Exercise task
Copy exactly the lines that run from the top of the listing to the line containing "const ySteps = [0.2, 0.1, 0.2, 0.1, 0.2, 0.1, 0.1, 0.05];", both ends included, and omit the pictures.

Dataset content

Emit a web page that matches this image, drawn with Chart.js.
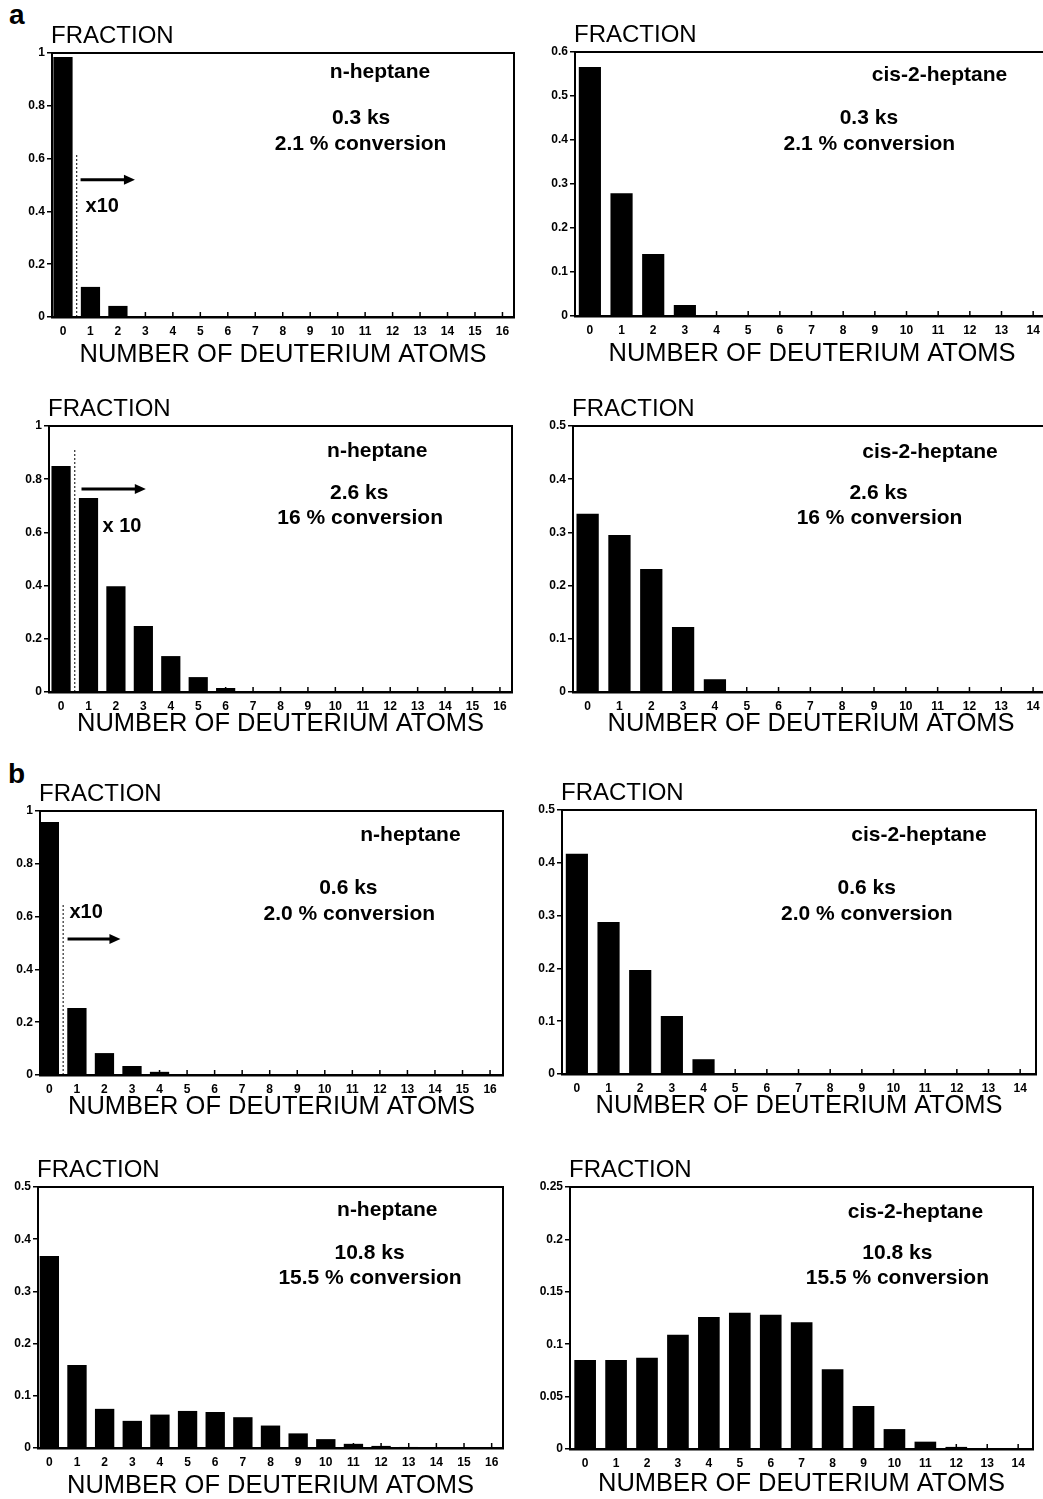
<!DOCTYPE html>
<html>
<head>
<meta charset="utf-8">
<script src="https://cdn.jsdelivr.net/npm/chart.js@4.4.1/dist/chart.umd.min.js"></script>
<style>
html, body { margin:0; padding:0; background:#fff; overflow:hidden; width:1043px; height:1499px; position:relative; }
canvas { position:absolute; }
.lbl { position:absolute; font:bold 28px "Liberation Sans", Arial, sans-serif; color:#000; line-height:28px; }
</style>
</head>
<body>
<div class="lbl" style="left:9px;top:1px">a</div>
<div class="lbl" style="left:8px;top:760px">b</div>
<script>
// ---------- data ----------
const atoms16 = ['0','1','2','3','4','5','6','7','8','9','10','11','12','13','14','15','16'];
const atoms14 = ['0','1','2','3','4','5','6','7','8','9','10','11','12','13','14'];

const aNHeptane03 = [0.985, 0.114, 0.042, 0, 0, 0, 0, 0, 0, 0, 0, 0, 0, 0, 0, 0, 0];
const aCis03      = [0.566, 0.279, 0.141, 0.025, 0, 0, 0, 0, 0, 0, 0, 0, 0, 0, 0];
const aNHeptane26 = [0.850, 0.729, 0.398, 0.248, 0.135, 0.056, 0.015, 0.002, 0, 0, 0, 0, 0, 0, 0, 0, 0];
const aCis26      = [0.335, 0.295, 0.231, 0.122, 0.024, 0, 0, 0, 0, 0, 0, 0, 0, 0, 0];
const bNHeptane06 = [0.958, 0.254, 0.083, 0.034, 0.012, 0, 0, 0, 0, 0, 0, 0, 0, 0, 0, 0, 0];
const bCis06      = [0.417, 0.288, 0.197, 0.110, 0.028, 0, 0, 0, 0, 0, 0, 0, 0, 0, 0];
const bNHeptane108 = [0.368, 0.159, 0.075, 0.052, 0.064, 0.071, 0.069, 0.059, 0.043, 0.028, 0.017, 0.008, 0.004, 0.002, 0, 0, 0];
const bCis108     = [0.085, 0.085, 0.087, 0.109, 0.126, 0.130, 0.128, 0.121, 0.076, 0.041, 0.019, 0.007, 0.002, 0.0005, 0];

const yMaxes = [1, 0.6, 1, 0.5, 1, 0.5, 0.5, 0.25];
const ySteps = [0.2, 0.1, 0.2, 0.1, 0.2, 0.1, 0.1, 0.05];

const compounds   = ['n-heptane', 'cis-2-heptane', 'n-heptane', 'cis-2-heptane', 'n-heptane', 'cis-2-heptane', 'n-heptane', 'cis-2-heptane'];
const times       = ['0.3 ks', '0.3 ks', '2.6 ks', '2.6 ks', '0.6 ks', '0.6 ks', '10.8 ks', '10.8 ks'];
const conversions = ['2.1 % conversion', '2.1 % conversion', '16 % conversion', '16 % conversion',
                     '2.0 % conversion', '2.0 % conversion', '15.5 % conversion', '15.5 % conversion'];
const scaleNotes  = ['x10', null, 'x 10', null, 'x10', null, null, null];

const yTitle = 'FRACTION';
const xTitle = 'NUMBER OF DEUTERIUM ATOMS';

// ---------- layout (pixels / fractions, not data) ----------
const FONT = '"Liberation Sans", Arial, Helvetica, sans-serif';
const YW = 50, PT = 40, XH = 62, PR = 6;

const layout = [
  { L:52,  T:53,  R:513.5, B:317, xMin:-0.40, xMax:16.42, tOff:38,
    txt:[[0.71,0.072],[0.669,0.246],[0.668,0.345]],
    mark:{ line:[0.5,0.62], arrow:[0.64,2.62,0.52], note:[0.82,0.418] } },
  { L:575, T:52,  R:1049,  B:316, xMin:-0.47, xMax:14.5, tOff:38,
    txt:[[0.769,0.087],[0.62,0.25],[0.621,0.348]] },
  { L:49,  T:426, R:512,   B:692, xMin:-0.44, xMax:16.44, tOff:32,
    txt:[[0.709,0.094],[0.67,0.252],[0.672,0.346]],
    mark:{ line:[0.5,0.91], arrow:[0.745,3.09,0.763], note:[1.51,0.624] } },
  { L:573, T:426, R:1049,  B:692, xMin:-0.46, xMax:14.5, tOff:32,
    txt:[[0.75,0.098],[0.642,0.252],[0.644,0.346]] },
  { L:40,  T:811, R:503,   B:1075, xMin:-0.34, xMax:16.47, tOff:32,
    txt:[[0.80,0.091],[0.666,0.292],[0.668,0.39]],
    mark:{ line:[0.5,0.65], arrow:[0.66,2.58,0.515], note:[0.73,0.617] } },
  { L:562, T:810, R:1036,  B:1074, xMin:-0.47, xMax:14.5, tOff:32,
    txt:[[0.753,0.095],[0.643,0.295],[0.643,0.394]] },
  { L:38,  T:1187, R:503,  B:1448, xMin:-0.41, xMax:16.41, tOff:38,
    txt:[[0.751,0.088],[0.713,0.253],[0.714,0.349]] },
  { L:569.5, T:1187, R:1032, B:1449, xMin:-0.49, xMax:14.48, tOff:35,
    txt:[[0.746,0.095],[0.707,0.252],[0.707,0.347]] }
];

const seriesList = [aNHeptane03, aCis03, aNHeptane26, aCis26, bNHeptane06, bCis06, bNHeptane108, bCis108];
const catList = [atoms16, atoms14, atoms16, atoms14, atoms16, atoms14, atoms16, atoms14];

// ---------- decoration plugin ----------
const decor = {
  id: 'decor',
  afterDatasetsDraw(chart, args, o) {
    const { ctx, chartArea: a, scales: { x, y } } = chart;
    const w = a.right - a.left, h = a.bottom - a.top;
    ctx.save();
    ctx.strokeStyle = '#000';
    ctx.fillStyle = '#000';
    // frame top and right
    ctx.lineWidth = 2;
    ctx.beginPath();
    ctx.moveTo(a.left, a.top);
    ctx.lineTo(a.right, a.top);
    ctx.lineTo(a.right, a.bottom);
    ctx.stroke();
    // inner x tick marks
    ctx.lineWidth = 1.5;
    x.ticks.forEach(t => {
      const px = x.getPixelForValue(t.value);
      ctx.beginPath();
      ctx.moveTo(px, a.bottom);
      ctx.lineTo(px, a.bottom - 5);
      ctx.stroke();
    });
    // y title
    ctx.font = '24px ' + FONT;
    ctx.textAlign = 'left';
    ctx.textBaseline = 'middle';
    ctx.fillText(o.yTitle, a.left - 1, a.top - 17);
    // inner labels
    ctx.font = 'bold 21px ' + FONT;
    ctx.textAlign = 'center';
    o.texts.forEach((s, i) => {
      const p = o.pos[i];
      ctx.fillText(s, a.left + p[0] * w, a.top + p[1] * h);
    });
    // x10 marker
    if (o.mark) {
      const m = o.mark;
      const lx = x.getPixelForValue(m.line[0]);
      ctx.lineWidth = 1;
      ctx.setLineDash([2, 2]);
      ctx.beginPath();
      ctx.moveTo(lx, y.getPixelForValue(0));
      ctx.lineTo(lx, y.getPixelForValue(m.line[1]));
      ctx.stroke();
      ctx.setLineDash([]);
      const ax0 = x.getPixelForValue(m.arrow[0]);
      const ax1 = x.getPixelForValue(m.arrow[1]);
      const ay = y.getPixelForValue(m.arrow[2]);
      ctx.lineWidth = 3;
      ctx.beginPath();
      ctx.moveTo(ax0, ay);
      ctx.lineTo(ax1 - 8, ay);
      ctx.stroke();
      ctx.beginPath();
      ctx.moveTo(ax1, ay);
      ctx.lineTo(ax1 - 11, ay - 5);
      ctx.lineTo(ax1 - 11, ay + 5);
      ctx.closePath();
      ctx.fill();
      ctx.font = 'bold 20px ' + FONT;
      ctx.textAlign = 'left';
      ctx.fillText(o.note, x.getPixelForValue(m.note[0]), y.getPixelForValue(m.note[1]));
    }
    ctx.restore();
  }
};

// ---------- build charts ----------
layout.forEach((p, k) => {
  const cv = document.createElement('canvas');
  const cw = Math.round(p.R - p.L + YW + PR);
  const ch = Math.round(p.B - p.T + PT + XH);
  cv.width = cw; cv.height = ch;
  cv.style.width = cw + 'px'; cv.style.height = ch + 'px';
  cv.style.left = (p.L - YW) + 'px';
  cv.style.top = (p.T - PT) + 'px';
  document.body.appendChild(cv);

  const cats = catList[k];
  const vals = seriesList[k];

  new Chart(cv, {
    type: 'bar',
    data: {
      datasets: [{
        data: vals.map((v, i) => ({ x: i, y: v })),
        backgroundColor: '#000',
        borderWidth: 0,
        barPercentage: 0.7,
        categoryPercentage: 1
      }]
    },
    plugins: [decor],
    options: {
      responsive: false,
      animation: false,
      devicePixelRatio: 1,
      layout: { padding: { top: PT, right: PR, left: 0, bottom: 0 } },
      plugins: {
        legend: { display: false },
        tooltip: { enabled: false },
        decor: {
          yTitle: yTitle,
          texts: [compounds[k], times[k], conversions[k]],
          pos: p.txt,
          mark: p.mark,
          note: scaleNotes[k]
        }
      },
      scales: {
        x: {
          type: 'linear',
          offset: false,
          min: p.xMin,
          max: p.xMax,
          afterFit: s => { s.height = XH; },
          afterBuildTicks: s => { s.ticks = cats.map((c, i) => ({ value: i })); },
          grid: { display: false, drawTicks: false, offset: false },
          border: { display: true, color: '#000', width: 2.5 },
          ticks: {
            stepSize: 1,
            includeBounds: false,
            autoSkip: false,
            maxRotation: 0,
            padding: 7,
            color: '#000',
            font: { family: FONT, size: 12, weight: 'bold' },
            callback: v => (cats[Math.round(v)] !== undefined ? cats[Math.round(v)] : '')
          },
          title: {
            display: true,
            text: xTitle,
            color: '#000',
            font: { family: FONT, size: 25.5, weight: 'normal', lineHeight: 1.2 },
            padding: { top: 0, bottom: XH - 15 - p.tOff }
          }
        },
        y: {
          min: 0,
          max: yMaxes[k],
          afterFit: s => { s.width = YW; },
          grid: { display: true, drawOnChartArea: false, drawTicks: true, tickLength: 5, color: '#000', lineWidth: 1.5 },
          border: { display: true, color: '#000', width: 2 },
          ticks: {
            stepSize: ySteps[k],
            padding: 2,
            color: '#000',
            font: { family: FONT, size: 12, weight: 'bold' },
            callback: v => String(+(+v).toFixed(2))
          }
        }
      }
    }
  });
});
</script>
</body>
</html>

Written response
Emit a web page that matches this image, drawn with Chart.js.
<!DOCTYPE html>
<html>
<head>
<meta charset="utf-8">
<script src="https://cdn.jsdelivr.net/npm/chart.js@4.4.1/dist/chart.umd.min.js"></script>
<style>
html, body { margin:0; padding:0; background:#fff; overflow:hidden; width:1043px; height:1499px; position:relative; }
canvas { position:absolute; }
.lbl { position:absolute; font:bold 28px "Liberation Sans", Arial, sans-serif; color:#000; line-height:28px; }
</style>
</head>
<body>
<div class="lbl" style="left:9px;top:1px">a</div>
<div class="lbl" style="left:8px;top:760px">b</div>
<script>
// ---------- data ----------
const atoms16 = ['0','1','2','3','4','5','6','7','8','9','10','11','12','13','14','15','16'];
const atoms14 = ['0','1','2','3','4','5','6','7','8','9','10','11','12','13','14'];

const aNHeptane03 = [0.985, 0.114, 0.042, 0, 0, 0, 0, 0, 0, 0, 0, 0, 0, 0, 0, 0, 0];
const aCis03      = [0.566, 0.279, 0.141, 0.025, 0, 0, 0, 0, 0, 0, 0, 0, 0, 0, 0];
const aNHeptane26 = [0.850, 0.729, 0.398, 0.248, 0.135, 0.056, 0.015, 0.002, 0, 0, 0, 0, 0, 0, 0, 0, 0];
const aCis26      = [0.335, 0.295, 0.231, 0.122, 0.024, 0, 0, 0, 0, 0, 0, 0, 0, 0, 0];
const bNHeptane06 = [0.958, 0.254, 0.083, 0.034, 0.012, 0, 0, 0, 0, 0, 0, 0, 0, 0, 0, 0, 0];
const bCis06      = [0.417, 0.288, 0.197, 0.110, 0.028, 0, 0, 0, 0, 0, 0, 0, 0, 0, 0];
const bNHeptane108 = [0.368, 0.159, 0.075, 0.052, 0.064, 0.071, 0.069, 0.059, 0.043, 0.028, 0.017, 0.008, 0.004, 0.002, 0, 0, 0];
const bCis108     = [0.085, 0.085, 0.087, 0.109, 0.126, 0.130, 0.128, 0.121, 0.076, 0.041, 0.019, 0.007, 0.002, 0.0005, 0];

const yMaxes = [1, 0.6, 1, 0.5, 1, 0.5, 0.5, 0.25];
const ySteps = [0.2, 0.1, 0.2, 0.1, 0.2, 0.1, 0.1, 0.05];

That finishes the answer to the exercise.